Regarding that greedy/lazy discussion. I do not really see how flagging before next frame may cause problems. I would like to keep changes to in-between frames only still. Sources that change number parameters themselves have all information about the change and should have no problems flagging it. The ones that do not change parameters or do not depend on them can just relay call to parameters_changed.
The sources that combine inputs should process whole frames and then check whether a change is needed.
Can you give an example how this approach may affect to buffering? If whole frame has to be processed it should be read completely anyway, if samples are independent, just loop for number of samples and check then.
With that lazy option, flagging after reading next sample and releasing is depending on next() call is confusing. Next source would have to read the sample, keep it somewhere then read new parameters than maybe re-allocate its buffers and then put that sample as the first one... On other words it is not clear to me which problem it is supposed to solve.
I do not really see how flagging before next frame may cause problems.
It does not cause problems but it may require a more complex implementation. Honestly both approaches are complex and it seems I have made a mistake making it worse. Ill get back on that later. I have been designing #712 yesterday and want to try working on that a while. Then we could compare performance and code complexity. Getting back to your question, lets say you are the queue source:
- you have to provide the correct parameters for the next sample
- at any point the current source may end, you do not know when
Thus you need to peek one sample ahead so you know if your current sample is actually the last.
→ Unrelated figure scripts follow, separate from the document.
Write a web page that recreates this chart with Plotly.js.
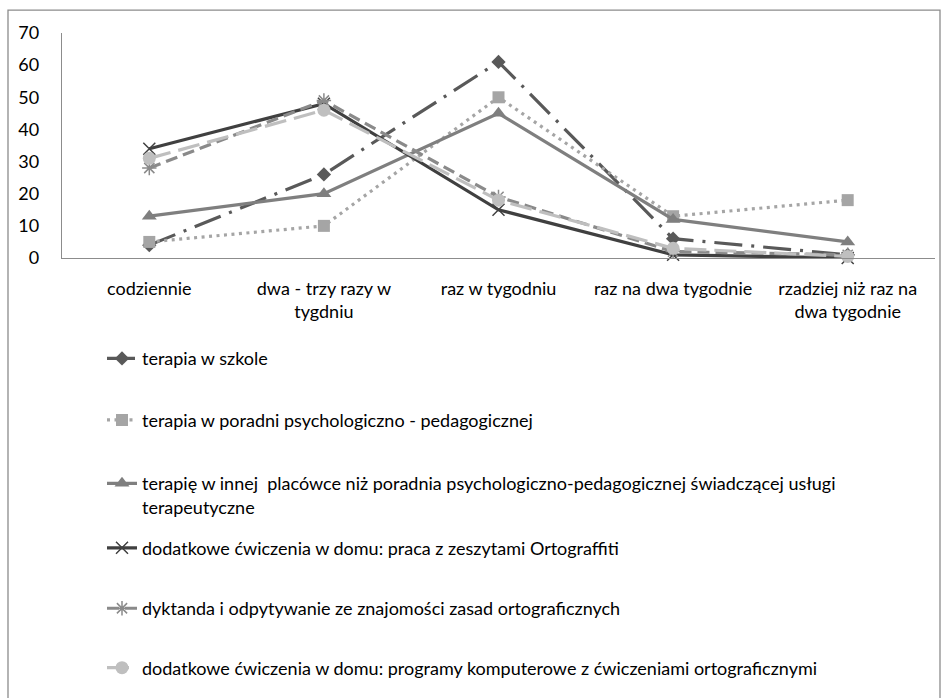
<!DOCTYPE html>
<html>
<head>
<meta charset="utf-8">
<script src="https://cdn.plot.ly/plotly-3.0.1.min.js"></script>
<style>html,body{margin:0;padding:0;background:#fff;}#chart{width:949px;height:698px;}</style>
</head>
<body>
<div id="chart"></div>
<script>
const categories = ["codziennie", "dwa - trzy razy w<br>tygdniu", "raz w tygodniu", "raz na dwa tygodnie", "rzadziej niż raz na<br>dwa tygodnie"];
const seriesNames = [
  "terapia w szkole",
  "terapia w poradni psychologiczno - pedagogicznej",
  "terapię w innej  placówce niż poradnia psychologiczno-pedagogicznej świadczącej usługi<br>terapeutyczne",
  "dodatkowe ćwiczenia w domu: praca z zeszytami Ortograffiti",
  "dyktanda i odpytywanie ze znajomości zasad ortograficznych",
  "dodatkowe ćwiczenia w domu: programy komputerowe z ćwiczeniami ortograficznymi"
];
const szkola = [4, 26, 61, 6, 1];
const poradnia = [5, 10, 50, 13, 18];
const innaPlacowka = [13, 20, 45, 12, 5];
const ortograffiti = [34, 48, 15, 1, 0];
const dyktanda = [28, 49, 19, 2, 1];
const programy = [31, 46, 18, 3, 0.5];

const values = [szkola, poradnia, innaPlacowka, ortograffiti, dyktanda, programy];
const colors = ["#595959", "#A5A5A5", "#7F7F7F", "#404040", "#8A8A8A", "#BFBFBF"];
const dashes = ["28px,9px,3px,9px", "3px,4.5px", "solid", "solid", "12px,6px", "22px,8px"];
const symbols = ["diamond", "square", "triangle-up", "x-thin-open", "asterisk-open", "circle"];
const msizes = [11, 12, 13, 12, 12, 13];

// legend entry text centres (px from top) in the picture
const legendCentres = [358, 420, 484, 549, 610, 670];
const plotBottom = 260, plotH = 227;
const legendIds = ["legend", "legend2", "legend3", "legend4", "legend5", "legend6"];

const traces = values.map((v, i) => ({
  type: "scatter",
  mode: "lines+markers",
  x: categories,
  y: v,
  name: seriesNames[i],
  legend: legendIds[i],
  line: {color: colors[i], width: 3.2, dash: dashes[i]},
  marker: {symbol: symbols[i], size: msizes[i], color: colors[i],
           line: {color: colors[i], width: (i === 3 || i === 4) ? 1.5 : 0}},
  cliponaxis: false
}));

const font = {family: "Lato, 'Liberation Sans', sans-serif", size: 18, color: "#000"};

const layout = {
  width: 949, height: 698,
  margin: {l: 62, r: 14, t: 33, b: 438},
  paper_bgcolor: "#fff", plot_bgcolor: "#fff",
  font: font,
  showlegend: true,
  xaxis: {type: "category", showgrid: false, zeroline: false, showline: true,
          linecolor: "#8c8c8c", linewidth: 1.3, ticks: "", ticklabelstandoff: 14,
          tickfont: font, range: [-0.5, 4.5], fixedrange: true},
  yaxis: {range: [0, 70], dtick: 10, showgrid: false, zeroline: false, showline: true,
          linecolor: "#8c8c8c", linewidth: 1.3, ticks: "", ticklabelstandoff: 18,
          tickfont: font, fixedrange: true},
  shapes: [{type: "rect", xref: "paper", yref: "paper",
            x0: (8 - 62) / 873, x1: (940 - 62) / 873,
            y0: (260 - 705) / 227, y1: (260 - 10) / 227,
            line: {color: "#8c8c8c", width: 1.3}, fillcolor: "rgba(0,0,0,0)", layer: "below"}]
};

legendIds.forEach((id, i) => {
  const top = legendCentres[i] - 15;
  layout[id] = {x: (102 - 62) / 873, xanchor: "left", y: (plotBottom - top) / plotH, yanchor: "top",
                orientation: "v", valign: "top", font: font, bgcolor: "rgba(0,0,0,0)"};
});

Plotly.newPlot("chart", traces, layout, {staticPlot: true, displayModeBar: false});
</script>
</body>
</html>
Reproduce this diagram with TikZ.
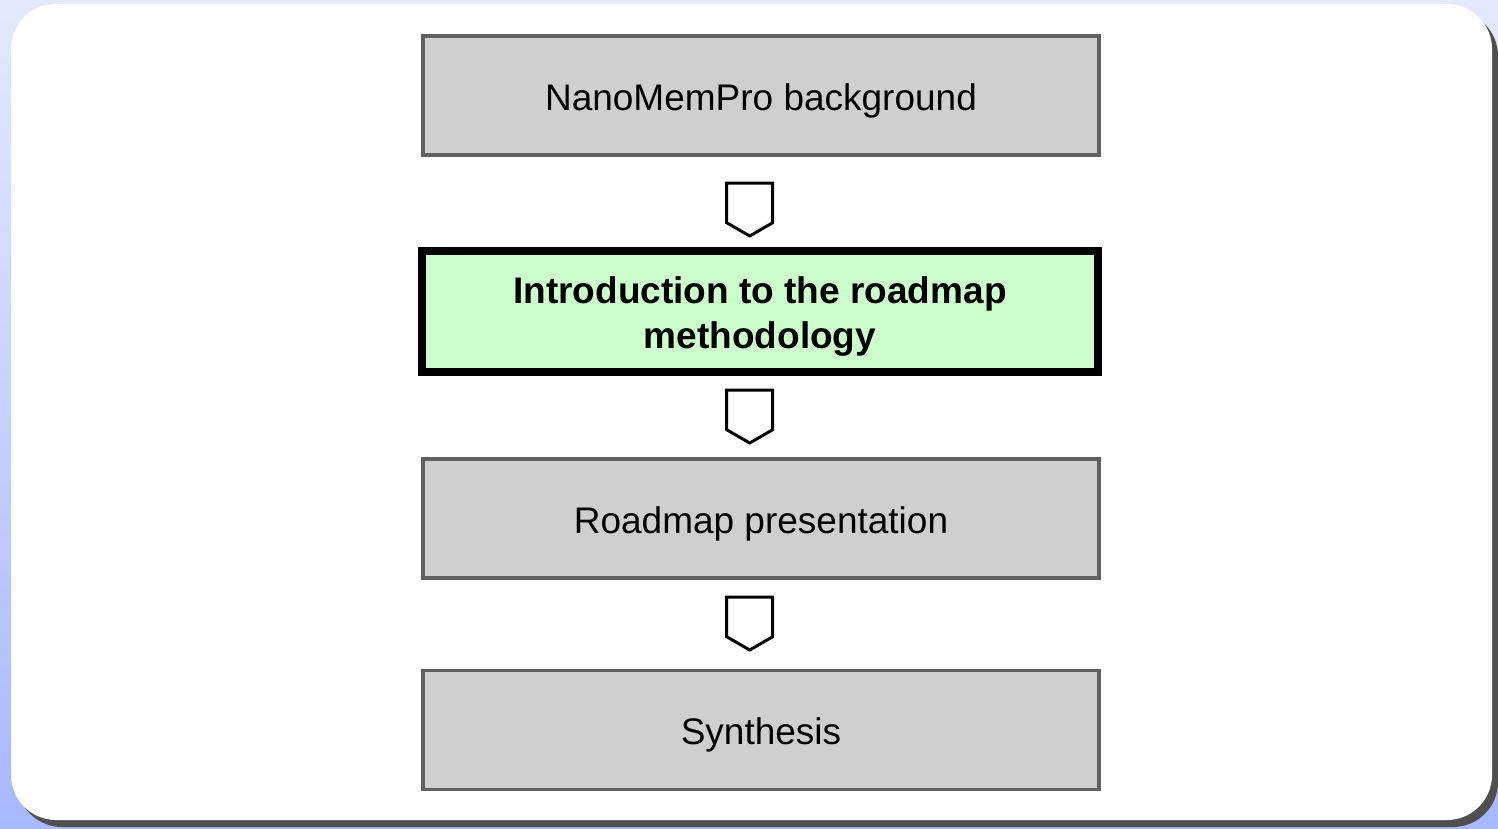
\documentclass[tikz,border=0pt]{standalone}
\usepackage{fontspec}
\setmainfont{Liberation Sans}
\definecolor{bgtop}{HTML}{E4E9FC}
\definecolor{bgbot}{HTML}{A8B8FF}
\definecolor{shadowgray}{HTML}{4F4F4F}
\definecolor{boxgray}{HTML}{CFCFCF}
\definecolor{boxedge}{HTML}{606060}
\definecolor{boxgreen}{HTML}{CCFFCC}
\tikzset{
  boxbase/.style={line width=3.5pt, minimum width=676pt,
    minimum height=119pt, inner sep=0pt},
  stagebox/.style={boxbase, draw=boxedge, fill=boxgray, text height=37pt, text depth=8pt,
    font=\fontsize{37}{44.5}\selectfont},
  currentbox/.style={boxbase, draw=black, line width=8pt, fill=boxgreen, minimum height=121pt,
    align=center, font=\fontsize{37}{44.5}\selectfont\bfseries},
  downarrow/.style={draw=black, line width=3pt, fill=white, line join=miter}
}
\begin{document}
\begin{tikzpicture}[x=1pt,y=-1pt]
  \useasboundingbox (0,0) rectangle (1498,828);
  \shade[top color=bgtop, bottom color=bgbot] (0,0) rectangle (1498,828);
  \fill[shadowgray, rounded corners=45pt] (17,11) rectangle (1498,827);
  \fill[white, rounded corners=45pt] (11,4) rectangle (1492,820);

  \node[stagebox] (bg) at (761,95.5) {NanoMemPro background};
  \node[currentbox] (intro) at (760,311.5) {\rule{0pt}{36.4pt}Introduction to the roadmap\\methodology};
  \node[stagebox] (pres) at (761,518.5) {Roadmap presentation};
  \node[stagebox] (syn) at (761,730) {Synthesis};

  \coordinate (a1) at (749.7,183);
  \coordinate (a2) at (749.7,390);
  \coordinate (a3) at (749.7,597);
  \foreach \c in {a1,a2,a3}{
    \draw[downarrow] ([xshift=-23pt]\c) -- ([xshift=23pt]\c) -- ([xshift=23pt,yshift=-39.7pt]\c)
      -- ([yshift=-53pt]\c) -- ([xshift=-23pt,yshift=-39.7pt]\c) -- cycle;
  }
\end{tikzpicture}
\end{document}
This kind of needing to peek one ahead happens a lot, I wrote a PeekingSource. To handle a span of one sample PeekingSource needs to when it reads ahead track: parameter changes, sample rate and channel count.
You might have already seen the mistake, we can just forbid spans of length one. They make no sense anyway, why would you want 1 sample (at 44_100 samples a second!) to have a different channel count? So peeking is simple again, removing this complexity. Quite a few sources need to know if 'the end is coming' so this unneeded complexity was duplicated at a few places. That is what prompted me to look at alternatives.
I am still working on #712, I still think that is valuable and if its partially implemented we can compare its performance to this PR.